▶ _EXERCISE DETAILS_: Filter the data for lines with the word "React", then copy every line so identified.

▶ _DATASET EXTRACT_:
++++++

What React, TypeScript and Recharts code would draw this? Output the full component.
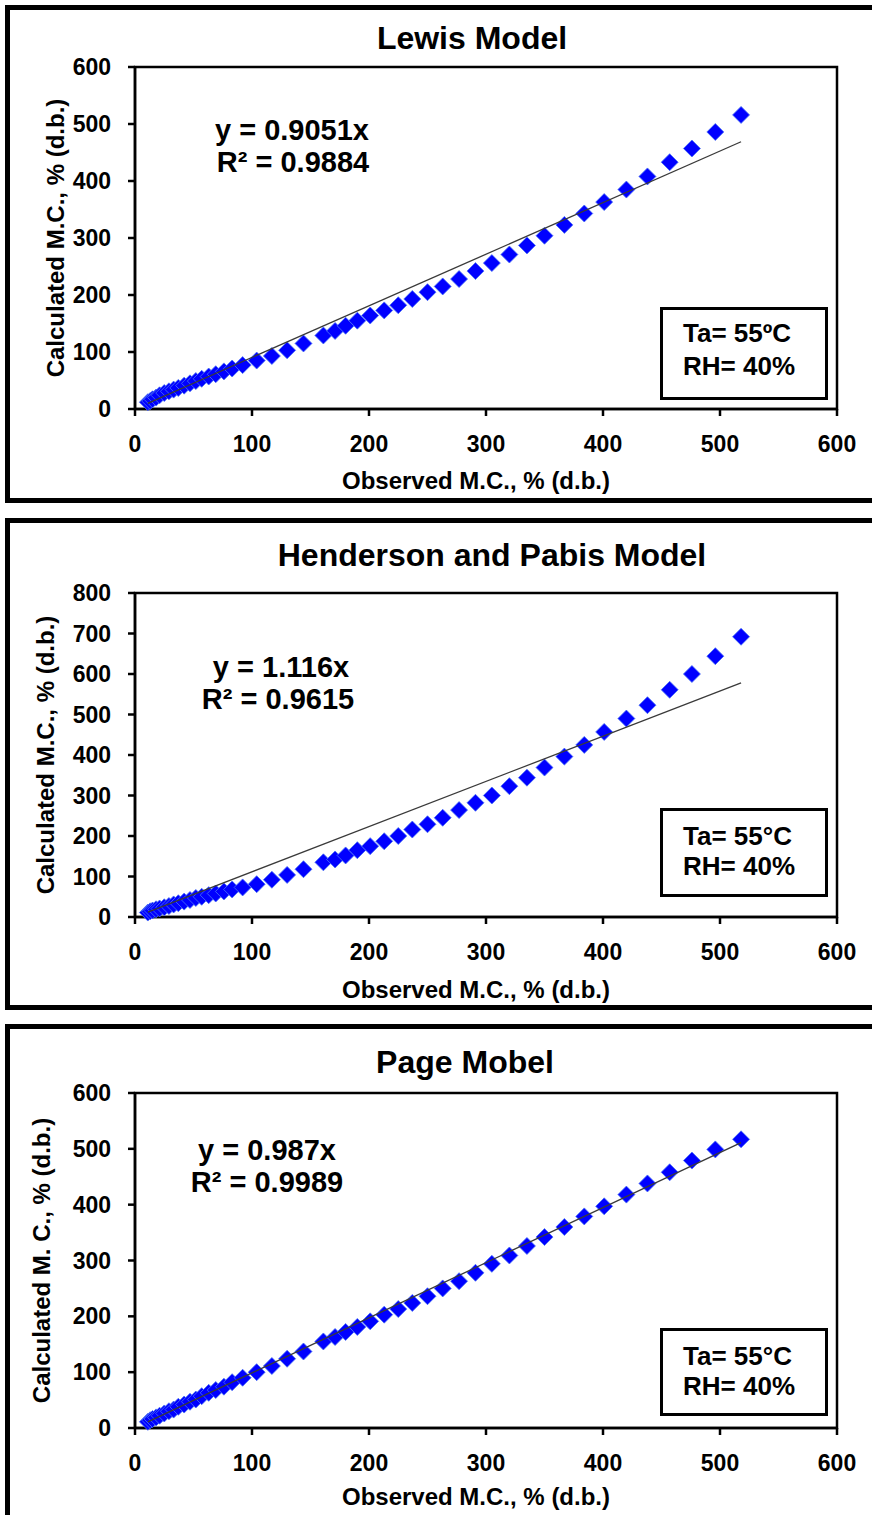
import React from "react";
import { ScatterChart, Scatter, XAxis, YAxis, ReferenceArea, Label } from "recharts";

// observed moisture content, % (d.b.) - same for the three models
const observed = [
  11, 13, 15, 18, 21, 25, 29, 33, 37, 42, 47, 52, 57, 63, 69, 76, 83, 92, 104, 117, 130, 144, 161, 171,
  180, 190, 201, 213, 225, 237, 250, 263, 277, 291, 305, 320, 335, 350, 367, 384, 401, 420, 438, 457,
  476, 496, 518,
];

const lewisCalc = [
  12, 14, 17, 20, 24, 28, 31, 34, 37, 41, 45, 49, 53, 57, 61, 66, 71, 77, 85, 93, 103, 115, 129, 137,
  146, 155, 164, 173, 182, 193, 205, 215, 228, 242, 256, 271, 287, 304, 323, 343, 363, 385, 408, 433,
  457, 486, 516,
];

const hendersonCalc = [
  11, 14, 16, 19, 21, 24, 27, 31, 34, 38, 42, 47, 50, 54, 58, 63, 68, 73, 81, 92, 104, 118, 135, 142,
  152, 165, 175, 187, 200, 216, 229, 245, 264, 282, 300, 323, 344, 369, 396, 425, 457, 490, 523, 561,
  600, 644, 692,
];

const pageCalc = [
  11, 14, 16, 19, 22, 26, 30, 33, 38, 42, 47, 51, 57, 63, 68, 74, 82, 90, 100, 111, 124, 137, 155, 163,
  172, 181, 191, 203, 213, 224, 236, 250, 263, 278, 294, 309, 326, 342, 360, 379, 397, 418, 438, 458,
  479, 499, 517,
];

const xTicks = [0, 100, 200, 300, 400, 500, 600];
const yTicks600 = [0, 100, 200, 300, 400, 500, 600];
const yTicks800 = [0, 100, 200, 300, 400, 500, 600, 700, 800];

const FONT = "'Liberation Sans', Arial, sans-serif";

const Diamond = (props: any) => {
  const { cx, cy } = props;
  if (cx == null || cy == null) return <g />;
  const r = 8.5;
  return (
    <polygon
      points={`${cx},${cy - r} ${cx + r},${cy} ${cx},${cy + r} ${cx - r},${cy}`}
      fill="#0000FF"
      stroke="#4d74f5"
      strokeWidth={0.8}
    />
  );
};

const NoDot = () => <g />;

// text placed by its baseline, in page pixels
const Txt = ({ x, base, size, align = "center", children }: any) => {
  const top = base - 0.8465 * size;
  const w = 800;
  const left = align === "center" ? x - w / 2 : x;
  return (
    <div
      style={{
        position: "absolute",
        left,
        top,
        width: w,
        textAlign: align,
        fontFamily: FONT,
        fontWeight: 700,
        fontSize: size,
        lineHeight: 1,
        color: "#000",
        whiteSpace: "nowrap",
      }}
    >
      {children}
    </div>
  );
};

interface PanelProps {
  top: number
  panelHeight: number
  chartHeight: number
  plotTop: number
  xAxisHeight: number
  xTitleOffset: number
  yTitleShift: number
  yMax: number
  yTicks: number[]
  calc: number[]
  slope: number
  yLabel: string
}

const Panel = ({ top, panelHeight, chartHeight, plotTop, xAxisHeight, xTitleOffset, yTitleShift, yMax, yTicks, calc, slope, yLabel }: PanelProps) => {
  const points = observed.map((x, i) => ({ x, y: calc[i] }));
  const first = observed[0];
  const last = observed[observed.length - 1];
  const trend = [
    { x: first, y: slope * first },
    { x: last, y: slope * last },
  ];
  const tickStyle = { fill: "#000", fontSize: 23, fontWeight: 700, fontFamily: FONT };
  const axisStroke = { stroke: "#000", strokeWidth: 2.5 };
  return (
    <>
      <div
        style={{
          position: "absolute",
          left: 5,
          top,
          width: 885,
          height: panelHeight,
          border: "5px solid #000",
          boxSizing: "border-box",
          background: "#fff",
        }}
      />
      <div style={{ position: "absolute", left: 0, top }}>
        <ScatterChart
          width={872}
          height={chartHeight}
          margin={{ top: plotTop - top, right: 35, bottom: 0, left: 0 }}
        >
          <XAxis
            type="number"
            dataKey="x"
            domain={[0, 600]}
            ticks={xTicks}
            interval={0}
            height={xAxisHeight}
            tick={tickStyle}
            tickSize={7}
            tickMargin={20}
            axisLine={axisStroke}
            tickLine={axisStroke}
          >
            <Label
              value="Observed M.C., % (d.b.)"
              position="insideBottom"
              offset={xTitleOffset}
              dx={-10}
              style={{ fontSize: 24, fontWeight: 700, fill: "#000", fontFamily: FONT }}
            />
          </XAxis>
          <YAxis
            type="number"
            dataKey="y"
            domain={[0, yMax]}
            ticks={yTicks}
            interval={0}
            width={135}
            tick={tickStyle}
            tickSize={7}
            tickMargin={17}
            axisLine={axisStroke}
            tickLine={axisStroke}
          >
            <Label
              value={yLabel}
              angle={-90}
              position="insideLeft"
              offset={45}
              dx={yTitleShift}
              style={{ fontSize: 24, fontWeight: 700, fill: "#000", fontFamily: FONT, textAnchor: "middle" }}
            />
          </YAxis>
          <ReferenceArea
            x1={0}
            x2={600}
            y1={0}
            y2={yMax}
            fill="none"
            fillOpacity={0}
            stroke="#000"
            strokeWidth={2.5}
            ifOverflow="visible"
          />
          <Scatter data={points} shape={Diamond} isAnimationActive={false} />
          <Scatter
            data={trend}
            shape={NoDot}
            line={{ stroke: "#3a3a3a", strokeWidth: 1.3 }}
            isAnimationActive={false}
          />
        </ScatterChart>
      </div>
    </>
  );
};

const Box = ({ top, bottom, lines, base }: any) => (
  <>
    <div
      style={{
        position: "absolute",
        left: 660,
        top,
        width: 168,
        height: bottom - top,
        border: "3px solid #000",
        boxSizing: "border-box",
        background: "#fff",
      }}
    />
    <Txt x={683} base={base[0]} size={26} align="left">{lines[0]}</Txt>
    <Txt x={683} base={base[1]} size={26} align="left">{lines[1]}</Txt>
  </>
);

export default function App() {
  return (
    <div style={{ position: "absolute", left: 0, top: 0, width: 872, height: 1515, overflow: "hidden", background: "#fff" }}>
      {/* Lewis */}
      <Panel
        top={5}
        panelHeight={498}
        chartHeight={497}
        plotTop={67}
        xAxisHeight={93}
        xTitleOffset={13}
        yTitleShift={10}
        yMax={600}
        yTicks={yTicks600}
        calc={lewisCalc}
        slope={0.9051}
        yLabel="Calculated M.C., % (d.b.)"
      />
      <Txt x={472} base={49.5} size={32}>Lewis Model</Txt>
      <Txt x={292} base={140.4} size={29}>y = 0.9051x</Txt>
      <Txt x={293} base={172.4} size={29}>R² = 0.9884</Txt>
      <Box top={307} bottom={400} lines={["Ta= 55ºC", "RH= 40%"]} base={[342.3, 375.3]} />

      {/* Henderson and Pabis */}
      <Panel
        top={518}
        panelHeight={492}
        chartHeight={492}
        plotTop={593}
        xAxisHeight={93}
        xTitleOffset={12}
        yTitleShift={0}
        yMax={800}
        yTicks={yTicks800}
        calc={hendersonCalc}
        slope={1.116}
        yLabel="Calculated M.C., % (d.b.)"
      />
      <Txt x={492} base={566.5} size={32}>Henderson and Pabis Model</Txt>
      <Txt x={281} base={677.4} size={29}>y = 1.116x</Txt>
      <Txt x={278} base={709.4} size={29}>R² = 0.9615</Txt>
      <Box top={808} bottom={897} lines={["Ta= 55°C", "RH= 40%"]} base={[845.3, 875.3]} />

      {/* Page */}
      <Panel
        top={1024}
        panelHeight={496}
        chartHeight={491}
        plotTop={1093}
        xAxisHeight={87}
        xTitleOffset={10}
        yTitleShift={-4}
        yMax={600}
        yTicks={yTicks600}
        calc={pageCalc}
        slope={0.987}
        yLabel="Calculated M. C., % (d.b.)"
      />
      <Txt x={465} base={1073.5} size={32}>Page Mobel</Txt>
      <Txt x={267} base={1160.4} size={29}>y = 0.987x</Txt>
      <Txt x={267} base={1192.4} size={29}>R² = 0.9989</Txt>
      <Box top={1328} bottom={1416} lines={["Ta= 55°C", "RH= 40%"]} base={[1365.3, 1395.3]} />
    </div>
  );
}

++++++

▶ _RESPONSE TO THE EXERCISE_:
What React, TypeScript and Recharts code would draw this? Output the full component.
import React from "react";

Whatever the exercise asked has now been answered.